“An existential threat to our democracy” -EH?

 

Just when you thought nothing could eclipse Gaza as a news item, along came yesterday, and the stabbing of several children and an adult outside a school, in broad daylight. “Was that the moment that Ireland lost its innocence?” was a question I heard being asked about the stabbing and the riots that evening in Dublin.

I don’t think it was the day Ireland lost its innocence. When the Dublin and Monaghan bombings went off, maybe then? Or when fourteen people died on Bloody Sunday in Derry? Or when the Finucane family were interrupted during a family meal and the father Pat Finucane was shot dead by loyalists with state support? So skip the innocence.

Was that stabbing incident a good thing? No prizes – it wasn’t.  But horrible though it was, some weeks ago in Dublin young Brandon Ledwidge was shot dead in his home. He was a promising footballer, apparently, but also a drug dealer.  Did Ireland lose its innocence that day? If you hadn’t read the name here, would you even have remembered his name? And this question of drug-dealing and gangs and killings has been going on for about twenty years or more. Yesterday’s stabbing and the riots that followed were described as “an existential threat to democracy”. What then are the drug wars in Dublin?

Garda Commissioner  Drew Harris   said that the rioting was by lunatics and far-right forces. The president of the Garda Representatives Association (GRA) said that they were deficient in personnel and equipment (you listening, Drew?
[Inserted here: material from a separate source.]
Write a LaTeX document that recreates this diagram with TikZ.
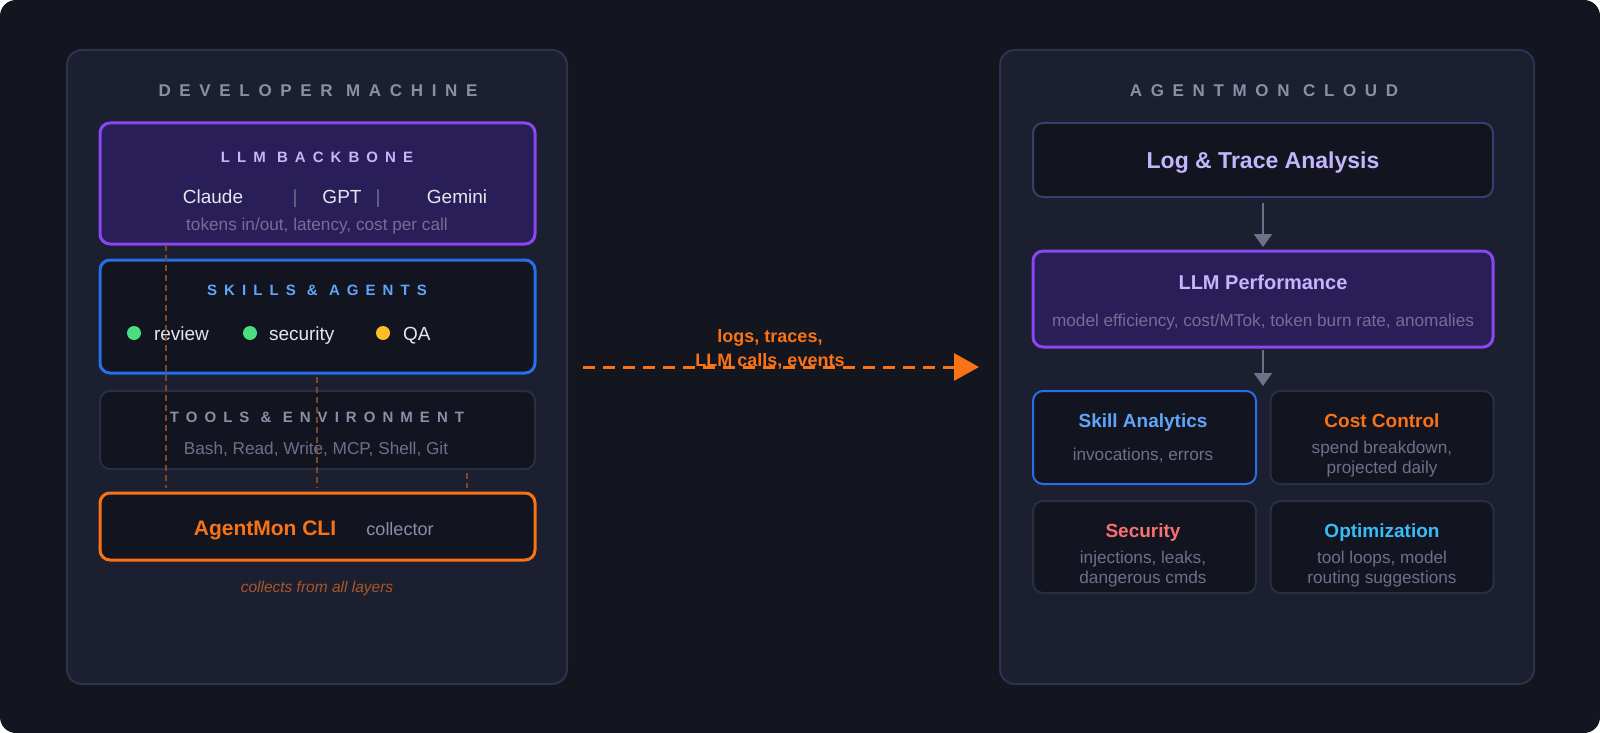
\documentclass[tikz,border=0pt]{standalone}
\usepackage{fontspec}
\setmainfont{Liberation Sans}
\newfontfamily\widecaps[LetterSpace=51]{Liberation Sans}
\newfontfamily\boxcaps[LetterSpace=47]{Liberation Sans}
\usetikzlibrary{arrows.meta}
\definecolor{pagebg}{RGB}{19,21,31}
\definecolor{panelbg}{RGB}{28,31,47}
\definecolor{panelline}{RGB}{46,50,78}
\definecolor{boxbg}{RGB}{18,20,31}
\definecolor{llmbg}{RGB}{41,30,88}
\definecolor{llmline}{RGB}{138,70,240}
\definecolor{skillline}{RGB}{40,110,232}
\definecolor{toolline}{RGB}{42,46,68}
\definecolor{logline}{RGB}{58,62,108}
\definecolor{clior}{RGB}{249,115,22}
\definecolor{titlegray}{RGB}{138,143,168}
\definecolor{subgray}{RGB}{108,113,138}
\definecolor{llmsub}{RGB}{118,108,150}
\definecolor{lavender}{RGB}{196,181,253}
\definecolor{skillblue}{RGB}{96,165,250}
\definecolor{lighttext}{RGB}{229,231,238}
\definecolor{okgreen}{RGB}{74,222,128}
\definecolor{warnyellow}{RGB}{251,191,36}
\definecolor{secred}{RGB}{248,113,113}
\definecolor{optcyan}{RGB}{56,189,248}
\definecolor{taprust}{RGB}{122,72,42}
\definecolor{rust}{RGB}{168,86,44}
\definecolor{arrowgray}{RGB}{108,114,138}
\begin{document}
\begin{tikzpicture}[x={(1pt,0pt)},y={(0pt,-1pt)},every node/.style={inner sep=0pt, outer sep=0pt},
  panel/.style={draw=panelline, line width=2pt, fill=panelbg, rounded corners=15pt, minimum width=500pt, minimum height=634pt},
  box/.style={draw=toolline, line width=2pt, fill=boxbg, rounded corners=10pt, minimum width=435pt},
  card/.style={box, minimum width=223pt, minimum height=93pt},
  paneltitle/.style={font=\widecaps\bfseries\fontsize{17}{20}\selectfont, text=titlegray},
  boxtitle/.style={font=\boxcaps\bfseries\fontsize{15}{18}\selectfont},
  cardtitle/.style={font=\bfseries\fontsize{19}{22}\selectfont, anchor=base},
  model/.style={font=\fontsize{19}{22}\selectfont, text=lighttext, anchor=base},
  sub/.style={font=\fontsize{17.2}{20}\selectfont, text=subgray, anchor=base},
  dot/.style={circle, minimum size=14pt},
  tap/.style={draw=taprust, line width=1.5pt, dash pattern=on 6pt off 4pt},
  flow/.style={draw=clior, line width=3pt, dash pattern=on 12pt off 8pt, -{Triangle[length=25pt,width=27pt]}},
  down/.style={draw=arrowgray, line width=2pt, -{Triangle[length=13pt,width=18pt]}}]
\useasboundingbox (0,0) rectangle (1600,733);
\fill[white] (0,0) rectangle (1600,733);
\fill[pagebg, rounded corners=16pt] (0,0) rectangle (1600,733);

\node[panel] (dev) at (317,367) {};
\node[panel, minimum width=534pt] (cloud) at (1267,367) {};
\node[paneltitle] (devtitle) at (318,91) {DEVELOPER MACHINE};
\node[paneltitle] (cloudtitle) at (1264,91) {AGENTMON CLOUD};

\node[box, draw=llmline, fill=llmbg, line width=3pt, minimum height=121pt] (llm) at (317.5,183.5) {};
\node[boxtitle, text=lavender] (llmtitle) at (317,157) {LLM BACKBONE};
\node[model] (claude) at (213,203) {Claude};
\node[model, text=subgray] (sep1) at (295,203) {|};
\node[model] (gpt) at (342,203) {GPT};
\node[model, text=subgray] (sep2) at (378,203) {|};
\node[model] (gemini) at (457,203) {Gemini};
\node[sub, text=llmsub] (llmsub) at (317,230) {tokens in/out, latency, cost per call};

\node[box, draw=skillline, line width=3pt, minimum height=113pt] (skills) at (317.5,316.5) {};
\node[boxtitle, text=skillblue] (skillstitle) at (317,290) {SKILLS \& AGENTS};
\node[dot, fill=okgreen] (dotreview) at (134,333) {};
\node[model, anchor=base west] (review) at (154,340) {review};
\node[dot, fill=okgreen] (dotsecurity) at (250,333) {};
\node[model, anchor=base west] (security) at (269,340) {security};
\node[dot, fill=warnyellow] (dotqa) at (383,333) {};
\node[model, anchor=base west] (qa) at (403,340) {QA};

\node[box, minimum height=78pt] (tools) at (317.5,430) {};
\node[boxtitle, text=titlegray] (toolstitle) at (317,417) {TOOLS \& ENVIRONMENT};
\node[sub] (toolssub) at (316,454) {Bash, Read, Write, MCP, Shell, Git};

\node[box, draw=clior, line width=3pt, minimum height=67pt] (cli) at (317.5,526.5) {};
\node[font=\bfseries\fontsize{21}{25}\selectfont, text=clior, anchor=base] (clititle) at (265,535) {AgentMon CLI};
\node[font=\fontsize{18}{21}\selectfont, text=titlegray, anchor=base] (clisub) at (400,535) {collector};
\node[font=\itshape\fontsize{15.5}{18}\selectfont, text=rust, anchor=base] (collects) at (317,592) {collects from all layers};

\draw[tap, shorten <=1pt, shorten >=5pt] ([xshift=66pt]llm.south west) -- ([xshift=66pt]cli.north west);
\draw[tap, shorten <=4pt, shorten >=5pt] ([xshift=217pt]skills.south west) -- ([xshift=217pt]cli.north west);
\draw[tap, shorten <=4pt, shorten >=5pt] ([xshift=367pt]tools.south west) -- ([xshift=367pt]cli.north west);

\draw[flow] ([xshift=16pt]dev.east) -- ([xshift=-21pt]cloud.west);
\node[font=\bfseries\fontsize{18}{21}\selectfont, text=clior, anchor=base] (flowlabel1) at (770,342) {logs, traces,};
\node[font=\bfseries\fontsize{18}{21}\selectfont, text=clior, anchor=base] (flowlabel2) at (770,366) {LLM calls, events};

\node[box, draw=logline, minimum width=460pt, minimum height=74pt] (log) at (1263,160) {};
\node[font=\bfseries\fontsize{23}{27}\selectfont, text=lavender, anchor=base] (logtitle) at (1263,168) {Log \& Trace Analysis};
\node[box, draw=llmline, fill=llmbg, line width=3pt, minimum width=460pt, minimum height=96pt] (perf) at (1263,299) {};
\node[cardtitle, text=lavender, font=\bfseries\fontsize{20}{24}\selectfont] (perftitle) at (1263,289) {LLM Performance};
\node[sub, text=llmsub] (perfsub) at (1263,326) {model efficiency, cost/MTok, token burn rate, anomalies};
\coordinate (gridtop) at (1263,391);
\draw[down, shorten <=6pt, shorten >=4pt] (log) -- (perf);
\draw[down, shorten <=3pt, shorten >=5pt] (perf) -- (gridtop);

\node[card, draw=skillline] (skill) at (1144.5,437.5) {};
\node[card] (cost) at (1382,437.5) {};
\node[card, minimum height=92pt] (sec) at (1144.5,547) {};
\node[card, minimum height=92pt] (optim) at (1382,547) {};
\node[cardtitle, text=skillblue] (skilltitle) at (1143,427) {Skill Analytics};
\node[sub] (skillsub) at (1143,460) {invocations, errors};
\node[cardtitle, text=clior] (costtitle) at (1382,427) {Cost Control};
\node[sub] (costsub1) at (1382,453) {spend breakdown,};
\node[sub] (costsub2) at (1382,473) {projected daily};
\node[cardtitle, text=secred] (sectitle) at (1143,537) {Security};
\node[sub] (secsub1) at (1143,563) {injections, leaks,};
\node[sub] (secsub2) at (1143,583) {dangerous cmds};
\node[cardtitle, text=optcyan] (optimtitle) at (1382,537) {Optimization};
\node[sub] (optimsub1) at (1382,563) {tool loops, model};
\node[sub] (optimsub2) at (1382,583) {routing suggestions};
\end{tikzpicture}
\end{document}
You better be – some 99% of the GRA think you’re doing a rotten job as Commissioner).

The Minister for Justice Helen McEntee was on TV, promising that these right-wing conspirators would be caught and jailed.An Taoiseach  Leo Varadkar was on TV,  saying how this was a threat to the forces of democracy, and he’d see to it that they didn’t prevail.

To coin a phrase, bullshit. It may be there were some right-wing nasties who grabbed the opportunity to create disorder and urged others on. But I’m confident the majority of those who attacked the gardaí did so because they don’t like the gardaí, because rioting is better than sitting at home bored stiff and living in poverty. Rioting is very, very exciting – so different from dull everyday.

Leo V knows that his party and government is headed for a hiding at the polls inside the next year. If he could establish that there was a threat to the state and that he was the strong man who would stand up to such forces and smack them down, he just might pull off the unexpected and eclipse Sinn Féin next time out

They say no wise politician should ever allow a good crisis to go to waste. Leo is doing his very best.

 

 

3 Responses to “An existential threat to our democracy” -EH?

  1. James Hunter November 24, 2023 at 3:04 pm #

    Very good jude

  2. Gabe November 25, 2023 at 2:00 am #

    Yep ,don’t look at me, look at them!

  3. Denjo November 25, 2023 at 11:23 am #

    Excellent article Jude, the African proverb seems apt for some of what happened on Thursday night
    African Proverb, “The child who is not embraced by the village will burn it down to feel its warmth.